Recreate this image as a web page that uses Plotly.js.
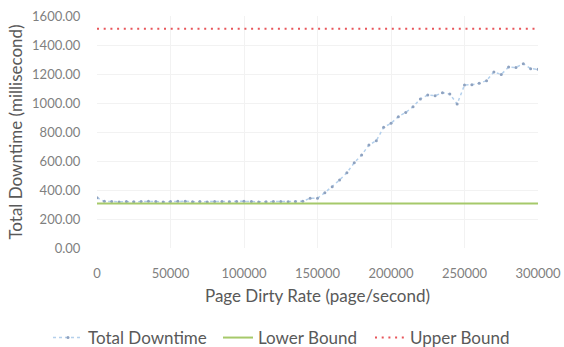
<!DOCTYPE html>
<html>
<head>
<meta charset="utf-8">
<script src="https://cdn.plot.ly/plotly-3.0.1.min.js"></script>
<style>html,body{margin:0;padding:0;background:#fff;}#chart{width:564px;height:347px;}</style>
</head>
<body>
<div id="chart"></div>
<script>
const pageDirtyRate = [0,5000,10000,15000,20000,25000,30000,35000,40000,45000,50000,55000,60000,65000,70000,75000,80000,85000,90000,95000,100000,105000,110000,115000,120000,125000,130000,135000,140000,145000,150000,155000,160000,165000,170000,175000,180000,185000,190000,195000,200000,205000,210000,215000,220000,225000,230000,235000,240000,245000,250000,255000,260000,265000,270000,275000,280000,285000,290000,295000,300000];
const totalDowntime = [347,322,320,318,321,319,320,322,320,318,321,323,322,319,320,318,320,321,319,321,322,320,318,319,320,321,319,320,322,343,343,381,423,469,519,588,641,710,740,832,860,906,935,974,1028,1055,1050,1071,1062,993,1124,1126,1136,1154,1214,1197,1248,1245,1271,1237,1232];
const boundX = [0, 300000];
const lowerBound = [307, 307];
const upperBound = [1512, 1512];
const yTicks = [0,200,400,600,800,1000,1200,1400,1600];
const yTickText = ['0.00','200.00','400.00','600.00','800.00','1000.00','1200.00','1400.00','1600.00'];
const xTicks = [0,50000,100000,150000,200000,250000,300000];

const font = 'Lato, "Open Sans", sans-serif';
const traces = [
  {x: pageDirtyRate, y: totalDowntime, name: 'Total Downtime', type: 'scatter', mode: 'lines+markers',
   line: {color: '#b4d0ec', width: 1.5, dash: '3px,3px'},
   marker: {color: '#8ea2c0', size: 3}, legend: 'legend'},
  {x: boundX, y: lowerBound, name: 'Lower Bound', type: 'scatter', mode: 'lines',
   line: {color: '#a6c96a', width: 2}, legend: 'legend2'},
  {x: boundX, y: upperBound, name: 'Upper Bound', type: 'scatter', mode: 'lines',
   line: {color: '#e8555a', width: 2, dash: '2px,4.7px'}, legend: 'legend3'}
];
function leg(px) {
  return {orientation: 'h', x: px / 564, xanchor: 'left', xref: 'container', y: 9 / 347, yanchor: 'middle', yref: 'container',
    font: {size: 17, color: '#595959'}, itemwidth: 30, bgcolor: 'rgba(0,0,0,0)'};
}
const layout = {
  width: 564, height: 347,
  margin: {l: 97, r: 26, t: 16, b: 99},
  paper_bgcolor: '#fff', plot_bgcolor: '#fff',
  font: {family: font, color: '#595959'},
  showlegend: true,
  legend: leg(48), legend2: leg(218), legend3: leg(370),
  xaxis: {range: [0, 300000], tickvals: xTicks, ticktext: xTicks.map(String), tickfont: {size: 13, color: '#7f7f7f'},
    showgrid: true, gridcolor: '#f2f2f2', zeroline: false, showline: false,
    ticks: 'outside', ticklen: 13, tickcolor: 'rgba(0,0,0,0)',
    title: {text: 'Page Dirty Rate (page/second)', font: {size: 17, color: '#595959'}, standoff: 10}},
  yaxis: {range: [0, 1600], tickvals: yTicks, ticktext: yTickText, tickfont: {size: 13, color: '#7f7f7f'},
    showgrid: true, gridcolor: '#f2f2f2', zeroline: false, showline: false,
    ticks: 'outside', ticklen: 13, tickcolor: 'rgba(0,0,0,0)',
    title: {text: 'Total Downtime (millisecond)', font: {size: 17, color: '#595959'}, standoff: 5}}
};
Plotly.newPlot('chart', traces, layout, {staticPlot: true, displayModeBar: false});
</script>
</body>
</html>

┄┄┄┄┄┄┄┄┄┄

§ **What this task involves**: Omit the pictures and reproduce the listing exactly.

§ **Written answer**:
Recreate this image as a web page that uses Plotly.js.
<!DOCTYPE html>
<html>
<head>
<meta charset="utf-8">
<script src="https://cdn.plot.ly/plotly-3.0.1.min.js"></script>
<style>html,body{margin:0;padding:0;background:#fff;}#chart{width:564px;height:347px;}</style>
</head>
<body>
<div id="chart"></div>
<script>
const pageDirtyRate = [0,5000,10000,15000,20000,25000,30000,35000,40000,45000,50000,55000,60000,65000,70000,75000,80000,85000,90000,95000,100000,105000,110000,115000,120000,125000,130000,135000,140000,145000,150000,155000,160000,165000,170000,175000,180000,185000,190000,195000,200000,205000,210000,215000,220000,225000,230000,235000,240000,245000,250000,255000,260000,265000,270000,275000,280000,285000,290000,295000,300000];
const totalDowntime = [347,322,320,318,321,319,320,322,320,318,321,323,322,319,320,318,320,321,319,321,322,320,318,319,320,321,319,320,322,343,343,381,423,469,519,588,641,710,740,832,860,906,935,974,1028,1055,1050,1071,1062,993,1124,1126,1136,1154,1214,1197,1248,1245,1271,1237,1232];
const boundX = [0, 300000];
const lowerBound = [307, 307];
const upperBound = [1512, 1512];
const yTicks = [0,200,400,600,800,1000,1200,1400,1600];
const yTickText = ['0.00','200.00','400.00','600.00','800.00','1000.00','1200.00','1400.00','1600.00'];
const xTicks = [0,50000,100000,150000,200000,250000,300000];

const font = 'Lato, "Open Sans", sans-serif';
const traces = [
  {x: pageDirtyRate, y: totalDowntime, name: 'Total Downtime', type: 'scatter', mode: 'lines+markers',
   line: {color: '#b4d0ec', width: 1.5, dash: '3px,3px'},
   marker: {color: '#8ea2c0', size: 3}, legend: 'legend'},
  {x: boundX, y: lowerBound, name: 'Lower Bound', type: 'scatter', mode: 'lines',
   line: {color: '#a6c96a', width: 2}, legend: 'legend2'},
  {x: boundX, y: upperBound, name: 'Upper Bound', type: 'scatter', mode: 'lines',
   line: {color: '#e8555a', width: 2, dash: '2px,4.7px'}, legend: 'legend3'}
];
function leg(px) {
  return {orientation: 'h', x: px / 564, xanchor: 'left', xref: 'container', y: 9 / 347, yanchor: 'middle', yref: 'container',
    font: {size: 17, color: '#595959'}, itemwidth: 30, bgcolor: 'rgba(0,0,0,0)'};
}
const layout = {
  width: 564, height: 347,
  margin: {l: 97, r: 26, t: 16, b: 99},
  paper_bgcolor: '#fff', plot_bgcolor: '#fff',
  font: {family: font, color: '#595959'},
  showlegend: true,
  legend: leg(48), legend2: leg(218), legend3: leg(370),
  xaxis: {range: [0, 300000], tickvals: xTicks, ticktext: xTicks.map(String), tickfont: {size: 13, color: '#7f7f7f'},
    showgrid: true, gridcolor: '#f2f2f2', zeroline: false, showline: false,
    ticks: 'outside', ticklen: 13, tickcolor: 'rgba(0,0,0,0)',
    title: {text: 'Page Dirty Rate (page/second)', font: {size: 17, color: '#595959'}, standoff: 10}},
  yaxis: {range: [0, 1600], tickvals: yTicks, ticktext: yTickText, tickfont: {size: 13, color: '#7f7f7f'},
    showgrid: true, gridcolor: '#f2f2f2', zeroline: false, showline: false,
    ticks: 'outside', ticklen: 13, tickcolor: 'rgba(0,0,0,0)',
    title: {text: 'Total Downtime (millisecond)', font: {size: 17, color: '#595959'}, standoff: 5}}
};
Plotly.newPlot('chart', traces, layout, {staticPlot: true, displayModeBar: false});
</script>
</body>
</html>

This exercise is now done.